Lawmakers or lawbreakers?
By Cho Jae-hyon
Rep. Cho Jeon-hyeok is a brave man. He did something none of his colleagues in the ruling Grand National Party have ever done: exposed the sensitive list of unionized teachers on his homepage.
The lawmaker had the guts to look down on a court decision that outlawed the disclosure of their names. He made public the teachers' names, their schools and other information on April 19 on his homepage.
At the end of April, a Seoul district court told him that the teachers' information should not be revealed, obliging the lawmaker to pay 30 million won ($27,000) to the teachers' union for each day he did not remove the data.
Even after the court warning, Cho didn't budge. He braved his wife's opposition to the exposure of the list. In an interview with the Chosun Ilbo, he proudly made public a text message his wife sent him. He had his cell phone display showing the message photographed and printed in the paper.
In the message, his wife called on him ― in somewhat resolute tone ― to delete the list, saying that her right to live is more important than the people's right to know.
He must have thought that his wife's views on his quixotic act should also be made known to the public ― for the public's right to know.
But just one day after the interview was printed, he announced that he would remove the list. In a statement, he said he lost what he called a ``money battle'' with the teachers' union as he does not have enough money to fight on.
The four-day exposure of the list was costly ― the fine he had to pay to the teachers' union is estimated at 120 million won. Cho says his net wealth is about 100 million won and if the court ruling is enforced, he would go bankrupt.
With his heroic act, he is drawing a lot of followers ― some of his fellow lawmakers and a group of parents also made the list public on their own Web sites.
They even raised funds to help cover the fine. But to his chagrin, the National Election Commission ruled that such funds raised by his supporters cannot be used for the payment of the penalty.
Still, the lawmaker wouldn't flinch. On Monday on his homepage, he made public some high school test questionnaires for its politics curriculum which he said a member of the teachers' union had written. The purpose of the disclosure is to show that the union is plotting to instigate an anti-government sentiment among students.
The legislator has a long history in his fight against the progressive teachers' union or ``jeongyojo.'' As a member of the conservative New Right Union, he wrote a book titled ``I want live in a world where there is no jeongyojo,'' in 2006 before becoming a GNP lawmaker in 2008.
It seems like that his primary job as a legislator is to uproot what he calls the leftist teachers' group. Obsessed by the self-imposed, lofty mission, the lawmaker disobeyed the court ruling.

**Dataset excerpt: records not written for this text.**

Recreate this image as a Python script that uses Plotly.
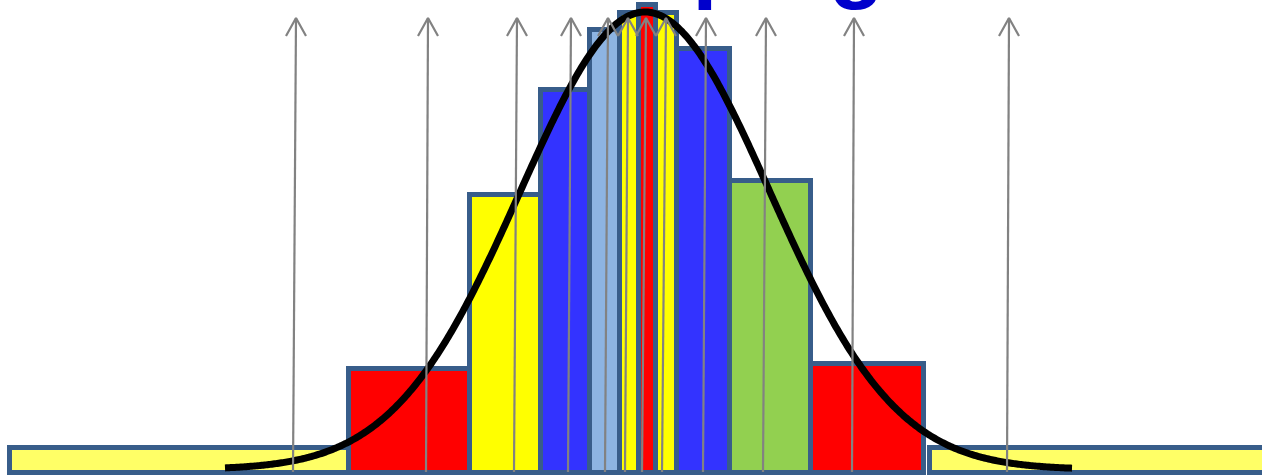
import numpy as np
import plotly.graph_objects as go

# Histogram bins (left/right edges) and bar heights
bin_left = [9.5, 349, 470, 540.5, 589.5, 619.5, 639, 656, 676.5, 730, 811, 929.5]
bin_right = [349, 470, 540.5, 589.5, 619.5, 639, 656, 676.5, 730, 811, 923.5, 1275]
bar_height = [25.5, 104, 278, 383.5, 443, 460, 468.5, 460, 424, 292, 109, 25.5]
bar_color = ["#FFFF66", "#FF0000", "#FFFF00", "#3333FF", "#8DB4E2", "#FFFF00",
             "#FF0000", "#FFFF00", "#3333FF", "#92D050", "#FF0000", "#FFFF66"]

# Fitted normal curve parameters
curve_mean = 645
curve_sd = 125
curve_floor = 3.5
curve_peak = 461
curve_start, curve_end = 225, 1072

# Sample-value arrows: base and tip positions
arrow_base_x = [293, 426, 514, 568, 605, 625, 642, 662, 703, 763, 852, 1007]
arrow_tip_x = [296, 428, 517, 571, 608, 628, 646, 666, 706, 766, 854, 1009]
arrow_bottom, arrow_top = 1, 455

title_text = "Grouping"

centers = [(l + r) / 2 for l, r in zip(bin_left, bin_right)]
widths = [r - l for l, r in zip(bin_left, bin_right)]

fig = go.Figure()
fig.add_trace(go.Bar(
    x=centers, y=bar_height, width=widths,
    marker=dict(color=bar_color, line=dict(color="#385D8A", width=5)),
    hoverinfo="skip",
))

# normal density curve
xs = np.linspace(curve_start, curve_end, 600)
ys = curve_floor + (curve_peak - curve_floor) * np.exp(-0.5 * ((xs - curve_mean) / curve_sd) ** 2)
fig.add_trace(go.Scatter(x=xs, y=ys, mode="lines",
                         line=dict(color="black", width=7, simplify=False),
                         hoverinfo="skip"))

# arrows: shaft plus open chevron head
head_len, head_half = 18, 10
ax, ay = [], []
for xb, xt in zip(arrow_base_x, arrow_tip_x):
    ax += [xb, xt, None, xt - head_half, xt, xt + head_half, None]
    ay += [arrow_bottom, arrow_top, None, arrow_top - head_len, arrow_top, arrow_top - head_len, None]
fig.add_trace(go.Scatter(x=ax, y=ay, mode="lines",
                         line=dict(color="#828282", width=2.2), hoverinfo="skip"))

fig.add_annotation(
    x=473, y=461, xref="x", yref="y", xanchor="left", yanchor="bottom",
    text=f"<b>{title_text}</b>", showarrow=False,
    font=dict(family="Liberation Sans, Arial, sans-serif", size=91, color="#0000CC"),
)

fig.update_layout(
    width=1262, height=476,
    margin=dict(l=0, r=0, t=0, b=0),
    paper_bgcolor="white", plot_bgcolor="white",
    showlegend=False, bargap=0,
    xaxis=dict(range=[0, 1262], visible=False, fixedrange=True),
    yaxis=dict(range=[-3, 473], visible=False, fixedrange=True),
)

fig.write_html("out.html", config={"displayModeBar": False})
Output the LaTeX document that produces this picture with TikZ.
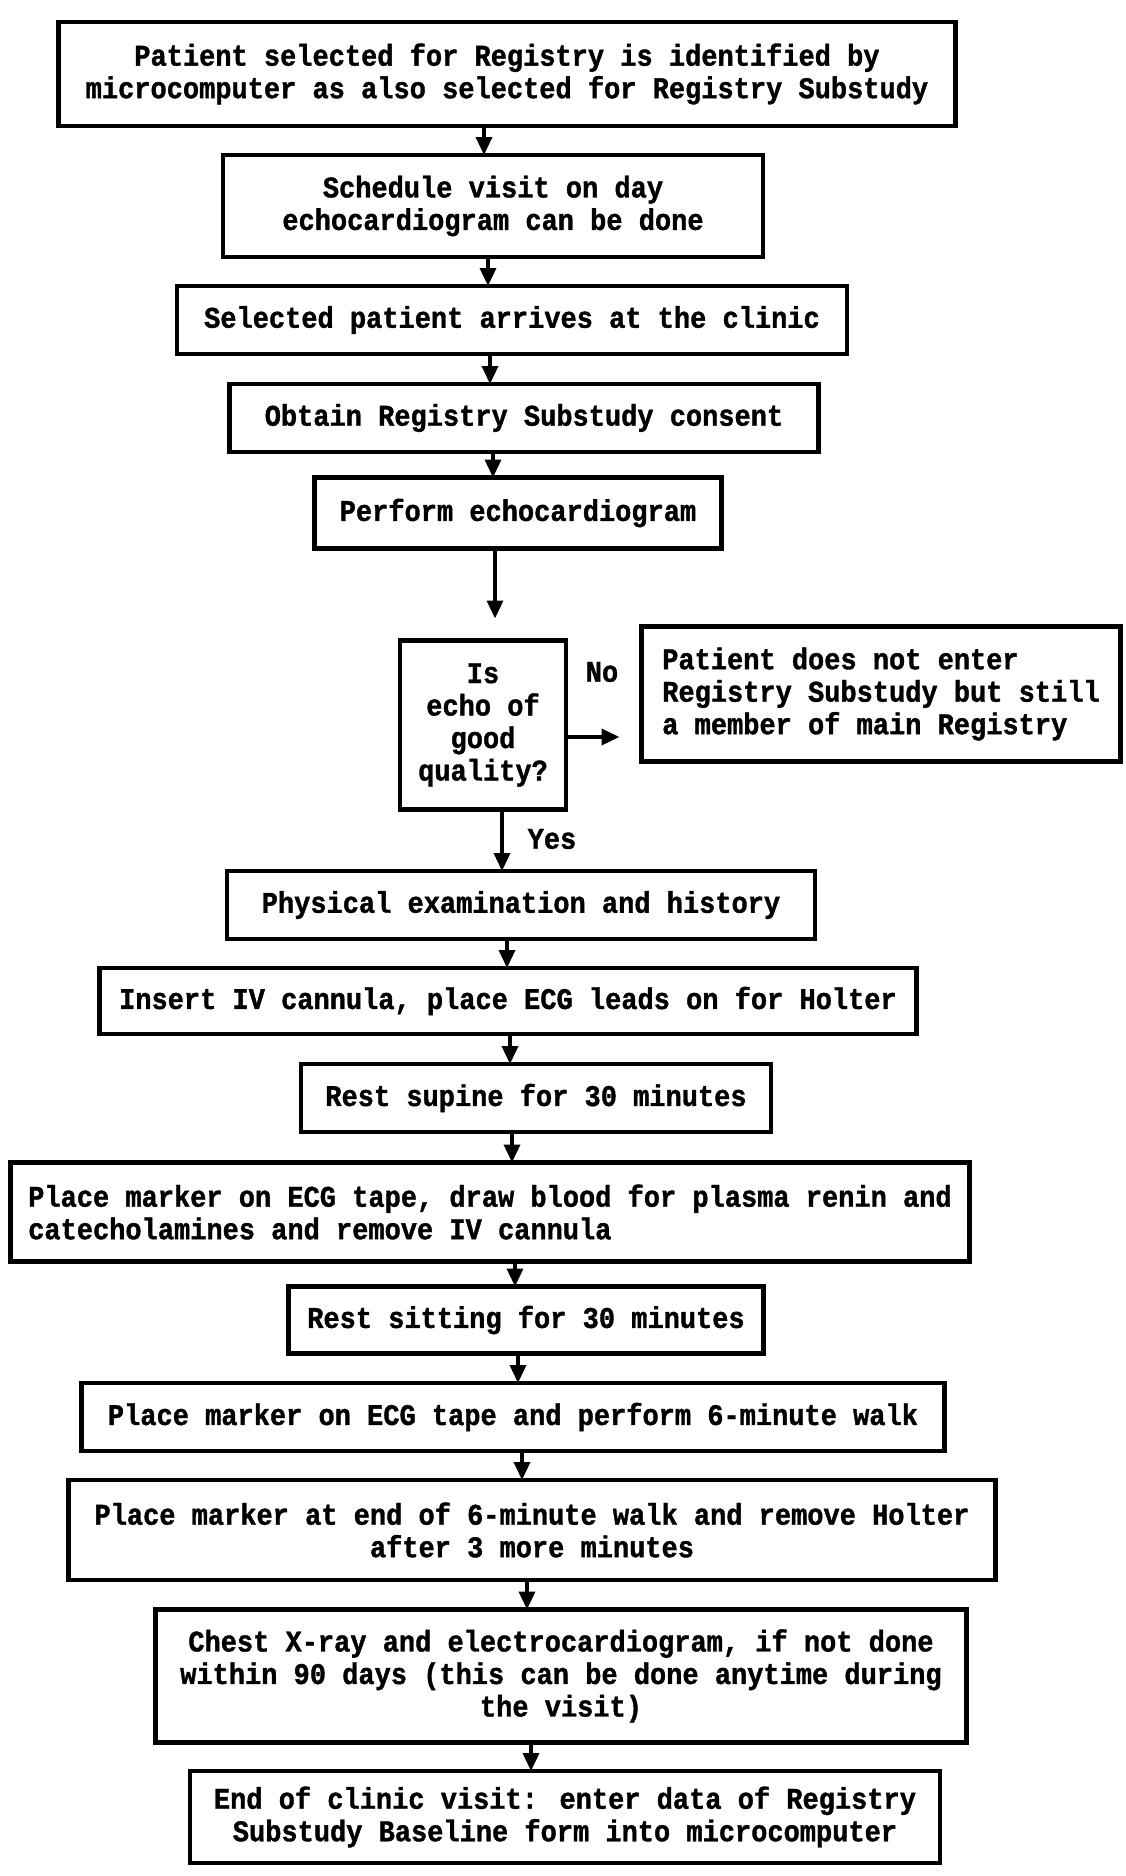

He deleted the list only because he couldn't afford to pay the cumulating fine. If the penalty was affordable, he would never have removed it from his homepage.
He is so worried that the teachers will ruin their students with anti-capitalist theories and brainwash them in the wrong direction. He believes the public's right to know whether their children's teachers are jeongyojo members or not is much more important than observing the law.
The court ruling is based on a special law on the disclosure of information about education-related entities, which was initiated by GNP members. The law stipulates that personal information about students and teachers should not be made public.
The very GNP lawmakers who made the law disallowing the disclosure of teachers' personal information are now collectively breaking the law. Calling the court decision a ``gangster ruling,'' GNP legislators said in a statement that they will not let Rep. Cho be beaten by gangs of leftists.
Cho is not alone in his struggle. He and his peers are united as one to deny the teachers' union. Rep. Chung Doo-un of GNP went as far as claiming that students taught by jeongyojo teachers underperform at university entrance exams.
His GNP colleagues are gutsy enough to collectively rebel against the judiciary. They act as if they stand above the law. For them, laws are optional and bendable ― they can choose which they will follow or ignore. But they turn zero-tolerant when they are applied to others.
Whether the registry of the union will be open to the public or not is a matter that is up to the teachers themselves at least under current laws. So let them decide and let the law govern.